# WORK TO BE COMPLETED
Restate each of the lines below word for word and drop every picture.

# SOURCE MATERIAL
** Begin **

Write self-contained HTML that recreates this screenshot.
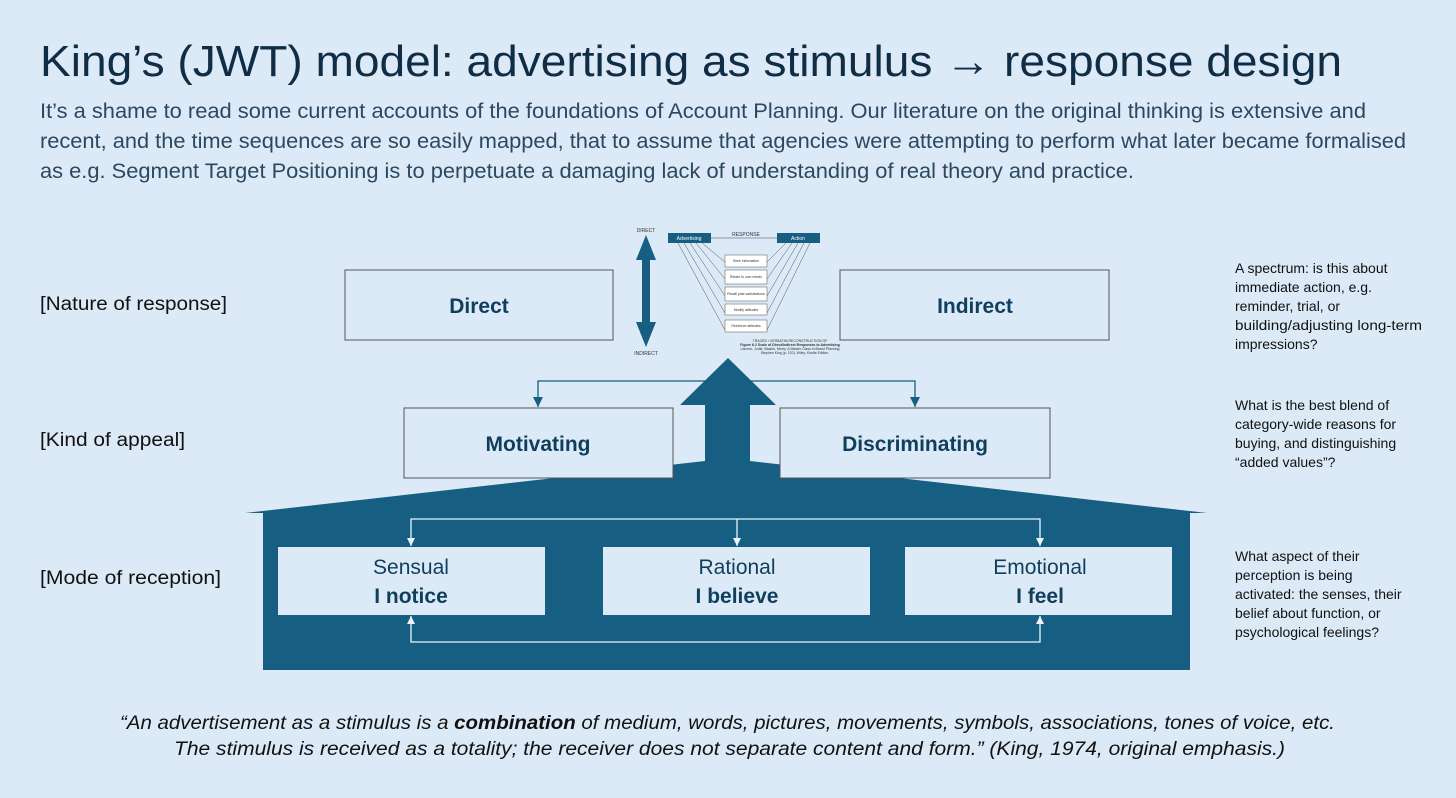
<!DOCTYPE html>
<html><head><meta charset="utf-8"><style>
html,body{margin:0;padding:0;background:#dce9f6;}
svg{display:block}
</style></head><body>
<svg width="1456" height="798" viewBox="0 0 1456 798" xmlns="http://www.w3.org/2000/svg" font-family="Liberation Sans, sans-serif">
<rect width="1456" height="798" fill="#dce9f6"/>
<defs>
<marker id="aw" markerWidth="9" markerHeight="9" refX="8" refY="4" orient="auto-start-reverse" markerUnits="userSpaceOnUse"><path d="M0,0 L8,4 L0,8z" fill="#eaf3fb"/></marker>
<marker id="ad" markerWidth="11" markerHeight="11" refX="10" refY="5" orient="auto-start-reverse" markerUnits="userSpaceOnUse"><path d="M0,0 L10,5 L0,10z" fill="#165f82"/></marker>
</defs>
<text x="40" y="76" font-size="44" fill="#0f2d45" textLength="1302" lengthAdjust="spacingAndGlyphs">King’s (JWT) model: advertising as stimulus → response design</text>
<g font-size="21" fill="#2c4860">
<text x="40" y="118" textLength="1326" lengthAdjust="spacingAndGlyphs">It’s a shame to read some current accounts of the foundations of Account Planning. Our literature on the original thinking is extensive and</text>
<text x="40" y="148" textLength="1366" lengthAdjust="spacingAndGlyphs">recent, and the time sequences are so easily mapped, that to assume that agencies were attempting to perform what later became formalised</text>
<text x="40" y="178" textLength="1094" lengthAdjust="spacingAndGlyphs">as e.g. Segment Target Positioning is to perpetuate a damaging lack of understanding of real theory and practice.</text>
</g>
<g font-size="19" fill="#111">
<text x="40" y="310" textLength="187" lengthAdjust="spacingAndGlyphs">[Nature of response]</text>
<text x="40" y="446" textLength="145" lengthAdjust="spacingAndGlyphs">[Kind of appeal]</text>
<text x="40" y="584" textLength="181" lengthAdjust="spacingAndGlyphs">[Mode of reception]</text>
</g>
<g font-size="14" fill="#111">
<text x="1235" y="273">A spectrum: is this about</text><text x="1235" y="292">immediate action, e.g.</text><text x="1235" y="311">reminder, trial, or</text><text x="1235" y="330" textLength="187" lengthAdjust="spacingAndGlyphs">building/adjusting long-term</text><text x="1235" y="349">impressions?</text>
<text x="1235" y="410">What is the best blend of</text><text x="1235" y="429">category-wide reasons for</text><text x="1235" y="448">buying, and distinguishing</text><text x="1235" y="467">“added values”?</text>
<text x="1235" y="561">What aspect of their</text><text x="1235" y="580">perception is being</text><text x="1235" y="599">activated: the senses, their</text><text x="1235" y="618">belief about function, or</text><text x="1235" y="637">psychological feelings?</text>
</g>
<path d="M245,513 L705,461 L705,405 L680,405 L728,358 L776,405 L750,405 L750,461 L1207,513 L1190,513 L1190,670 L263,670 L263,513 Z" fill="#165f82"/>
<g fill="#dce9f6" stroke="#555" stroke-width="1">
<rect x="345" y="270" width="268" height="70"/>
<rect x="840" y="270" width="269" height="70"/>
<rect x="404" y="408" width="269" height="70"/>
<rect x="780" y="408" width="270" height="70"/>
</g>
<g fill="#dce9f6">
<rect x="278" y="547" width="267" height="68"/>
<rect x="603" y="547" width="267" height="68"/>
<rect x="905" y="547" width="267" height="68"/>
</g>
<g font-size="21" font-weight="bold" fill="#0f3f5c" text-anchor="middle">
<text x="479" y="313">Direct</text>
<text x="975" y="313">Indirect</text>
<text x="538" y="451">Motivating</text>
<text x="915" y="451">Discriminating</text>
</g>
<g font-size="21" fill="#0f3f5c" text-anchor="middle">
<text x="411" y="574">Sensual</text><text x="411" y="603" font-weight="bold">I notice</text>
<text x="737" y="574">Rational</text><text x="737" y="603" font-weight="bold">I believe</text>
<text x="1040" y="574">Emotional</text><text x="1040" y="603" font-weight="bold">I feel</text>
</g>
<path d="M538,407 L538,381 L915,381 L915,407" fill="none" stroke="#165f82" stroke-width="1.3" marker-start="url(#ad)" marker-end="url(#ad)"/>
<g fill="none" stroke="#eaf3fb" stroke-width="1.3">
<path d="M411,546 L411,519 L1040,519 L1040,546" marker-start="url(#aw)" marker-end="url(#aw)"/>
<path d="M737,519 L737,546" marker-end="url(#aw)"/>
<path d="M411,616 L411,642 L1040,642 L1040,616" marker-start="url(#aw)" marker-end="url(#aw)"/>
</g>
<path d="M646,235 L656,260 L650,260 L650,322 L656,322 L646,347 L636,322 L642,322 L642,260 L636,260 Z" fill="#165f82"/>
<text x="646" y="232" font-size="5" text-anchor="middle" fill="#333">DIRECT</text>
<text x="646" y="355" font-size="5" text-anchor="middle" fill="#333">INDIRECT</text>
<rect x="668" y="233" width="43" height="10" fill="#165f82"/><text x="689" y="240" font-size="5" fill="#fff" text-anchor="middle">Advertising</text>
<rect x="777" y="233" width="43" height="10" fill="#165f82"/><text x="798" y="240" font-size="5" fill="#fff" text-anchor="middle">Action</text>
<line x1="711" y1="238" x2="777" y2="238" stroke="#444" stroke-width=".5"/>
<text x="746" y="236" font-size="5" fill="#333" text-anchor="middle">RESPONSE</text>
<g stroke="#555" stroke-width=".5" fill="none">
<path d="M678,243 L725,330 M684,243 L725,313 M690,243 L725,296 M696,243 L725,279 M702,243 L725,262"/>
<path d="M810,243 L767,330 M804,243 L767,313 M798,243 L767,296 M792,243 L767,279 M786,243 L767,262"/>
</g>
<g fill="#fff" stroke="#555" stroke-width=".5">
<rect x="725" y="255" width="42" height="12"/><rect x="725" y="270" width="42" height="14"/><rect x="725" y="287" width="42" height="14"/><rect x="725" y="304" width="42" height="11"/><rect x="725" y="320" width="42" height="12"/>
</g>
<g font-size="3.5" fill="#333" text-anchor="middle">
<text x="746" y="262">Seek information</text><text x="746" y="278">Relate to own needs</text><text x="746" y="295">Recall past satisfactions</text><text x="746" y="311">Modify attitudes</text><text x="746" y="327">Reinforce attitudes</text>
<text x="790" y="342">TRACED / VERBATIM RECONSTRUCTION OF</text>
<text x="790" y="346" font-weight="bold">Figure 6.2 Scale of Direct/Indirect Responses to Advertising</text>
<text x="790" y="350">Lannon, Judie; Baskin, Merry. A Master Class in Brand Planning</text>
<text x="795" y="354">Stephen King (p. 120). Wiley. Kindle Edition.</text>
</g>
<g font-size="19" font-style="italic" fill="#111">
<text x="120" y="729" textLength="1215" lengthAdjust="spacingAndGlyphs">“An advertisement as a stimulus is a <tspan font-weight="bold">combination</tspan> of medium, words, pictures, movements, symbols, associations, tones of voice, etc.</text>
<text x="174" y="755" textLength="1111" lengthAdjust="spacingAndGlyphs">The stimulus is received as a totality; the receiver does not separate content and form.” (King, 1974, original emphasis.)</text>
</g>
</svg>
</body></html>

** End **

# RIGHT ANSWER
Write self-contained HTML that recreates this screenshot.
<!DOCTYPE html>
<html><head><meta charset="utf-8"><style>
html,body{margin:0;padding:0;background:#dce9f6;}
svg{display:block}
</style></head><body>
<svg width="1456" height="798" viewBox="0 0 1456 798" xmlns="http://www.w3.org/2000/svg" font-family="Liberation Sans, sans-serif">
<rect width="1456" height="798" fill="#dce9f6"/>
<defs>
<marker id="aw" markerWidth="9" markerHeight="9" refX="8" refY="4" orient="auto-start-reverse" markerUnits="userSpaceOnUse"><path d="M0,0 L8,4 L0,8z" fill="#eaf3fb"/></marker>
<marker id="ad" markerWidth="11" markerHeight="11" refX="10" refY="5" orient="auto-start-reverse" markerUnits="userSpaceOnUse"><path d="M0,0 L10,5 L0,10z" fill="#165f82"/></marker>
</defs>
<text x="40" y="76" font-size="44" fill="#0f2d45" textLength="1302" lengthAdjust="spacingAndGlyphs">King’s (JWT) model: advertising as stimulus → response design</text>
<g font-size="21" fill="#2c4860">
<text x="40" y="118" textLength="1326" lengthAdjust="spacingAndGlyphs">It’s a shame to read some current accounts of the foundations of Account Planning. Our literature on the original thinking is extensive and</text>
<text x="40" y="148" textLength="1366" lengthAdjust="spacingAndGlyphs">recent, and the time sequences are so easily mapped, that to assume that agencies were attempting to perform what later became formalised</text>
<text x="40" y="178" textLength="1094" lengthAdjust="spacingAndGlyphs">as e.g. Segment Target Positioning is to perpetuate a damaging lack of understanding of real theory and practice.</text>
</g>
<g font-size="19" fill="#111">
<text x="40" y="310" textLength="187" lengthAdjust="spacingAndGlyphs">[Nature of response]</text>
<text x="40" y="446" textLength="145" lengthAdjust="spacingAndGlyphs">[Kind of appeal]</text>
<text x="40" y="584" textLength="181" lengthAdjust="spacingAndGlyphs">[Mode of reception]</text>
</g>
<g font-size="14" fill="#111">
<text x="1235" y="273">A spectrum: is this about</text><text x="1235" y="292">immediate action, e.g.</text><text x="1235" y="311">reminder, trial, or</text><text x="1235" y="330" textLength="187" lengthAdjust="spacingAndGlyphs">building/adjusting long-term</text><text x="1235" y="349">impressions?</text>
<text x="1235" y="410">What is the best blend of</text><text x="1235" y="429">category-wide reasons for</text><text x="1235" y="448">buying, and distinguishing</text><text x="1235" y="467">“added values”?</text>
<text x="1235" y="561">What aspect of their</text><text x="1235" y="580">perception is being</text><text x="1235" y="599">activated: the senses, their</text><text x="1235" y="618">belief about function, or</text><text x="1235" y="637">psychological feelings?</text>
</g>
<path d="M245,513 L705,461 L705,405 L680,405 L728,358 L776,405 L750,405 L750,461 L1207,513 L1190,513 L1190,670 L263,670 L263,513 Z" fill="#165f82"/>
<g fill="#dce9f6" stroke="#555" stroke-width="1">
<rect x="345" y="270" width="268" height="70"/>
<rect x="840" y="270" width="269" height="70"/>
<rect x="404" y="408" width="269" height="70"/>
<rect x="780" y="408" width="270" height="70"/>
</g>
<g fill="#dce9f6">
<rect x="278" y="547" width="267" height="68"/>
<rect x="603" y="547" width="267" height="68"/>
<rect x="905" y="547" width="267" height="68"/>
</g>
<g font-size="21" font-weight="bold" fill="#0f3f5c" text-anchor="middle">
<text x="479" y="313">Direct</text>
<text x="975" y="313">Indirect</text>
<text x="538" y="451">Motivating</text>
<text x="915" y="451">Discriminating</text>
</g>
<g font-size="21" fill="#0f3f5c" text-anchor="middle">
<text x="411" y="574">Sensual</text><text x="411" y="603" font-weight="bold">I notice</text>
<text x="737" y="574">Rational</text><text x="737" y="603" font-weight="bold">I believe</text>
<text x="1040" y="574">Emotional</text><text x="1040" y="603" font-weight="bold">I feel</text>
</g>
<path d="M538,407 L538,381 L915,381 L915,407" fill="none" stroke="#165f82" stroke-width="1.3" marker-start="url(#ad)" marker-end="url(#ad)"/>
<g fill="none" stroke="#eaf3fb" stroke-width="1.3">
<path d="M411,546 L411,519 L1040,519 L1040,546" marker-start="url(#aw)" marker-end="url(#aw)"/>
<path d="M737,519 L737,546" marker-end="url(#aw)"/>
<path d="M411,616 L411,642 L1040,642 L1040,616" marker-start="url(#aw)" marker-end="url(#aw)"/>
</g>
<path d="M646,235 L656,260 L650,260 L650,322 L656,322 L646,347 L636,322 L642,322 L642,260 L636,260 Z" fill="#165f82"/>
<text x="646" y="232" font-size="5" text-anchor="middle" fill="#333">DIRECT</text>
<text x="646" y="355" font-size="5" text-anchor="middle" fill="#333">INDIRECT</text>
<rect x="668" y="233" width="43" height="10" fill="#165f82"/><text x="689" y="240" font-size="5" fill="#fff" text-anchor="middle">Advertising</text>
<rect x="777" y="233" width="43" height="10" fill="#165f82"/><text x="798" y="240" font-size="5" fill="#fff" text-anchor="middle">Action</text>
<line x1="711" y1="238" x2="777" y2="238" stroke="#444" stroke-width=".5"/>
<text x="746" y="236" font-size="5" fill="#333" text-anchor="middle">RESPONSE</text>
<g stroke="#555" stroke-width=".5" fill="none">
<path d="M678,243 L725,330 M684,243 L725,313 M690,243 L725,296 M696,243 L725,279 M702,243 L725,262"/>
<path d="M810,243 L767,330 M804,243 L767,313 M798,243 L767,296 M792,243 L767,279 M786,243 L767,262"/>
</g>
<g fill="#fff" stroke="#555" stroke-width=".5">
<rect x="725" y="255" width="42" height="12"/><rect x="725" y="270" width="42" height="14"/><rect x="725" y="287" width="42" height="14"/><rect x="725" y="304" width="42" height="11"/><rect x="725" y="320" width="42" height="12"/>
</g>
<g font-size="3.5" fill="#333" text-anchor="middle">
<text x="746" y="262">Seek information</text><text x="746" y="278">Relate to own needs</text><text x="746" y="295">Recall past satisfactions</text><text x="746" y="311">Modify attitudes</text><text x="746" y="327">Reinforce attitudes</text>
<text x="790" y="342">TRACED / VERBATIM RECONSTRUCTION OF</text>
<text x="790" y="346" font-weight="bold">Figure 6.2 Scale of Direct/Indirect Responses to Advertising</text>
<text x="790" y="350">Lannon, Judie; Baskin, Merry. A Master Class in Brand Planning</text>
<text x="795" y="354">Stephen King (p. 120). Wiley. Kindle Edition.</text>
</g>
<g font-size="19" font-style="italic" fill="#111">
<text x="120" y="729" textLength="1215" lengthAdjust="spacingAndGlyphs">“An advertisement as a stimulus is a <tspan font-weight="bold">combination</tspan> of medium, words, pictures, movements, symbols, associations, tones of voice, etc.</text>
<text x="174" y="755" textLength="1111" lengthAdjust="spacingAndGlyphs">The stimulus is received as a totality; the receiver does not separate content and form.” (King, 1974, original emphasis.)</text>
</g>
</svg>
</body></html>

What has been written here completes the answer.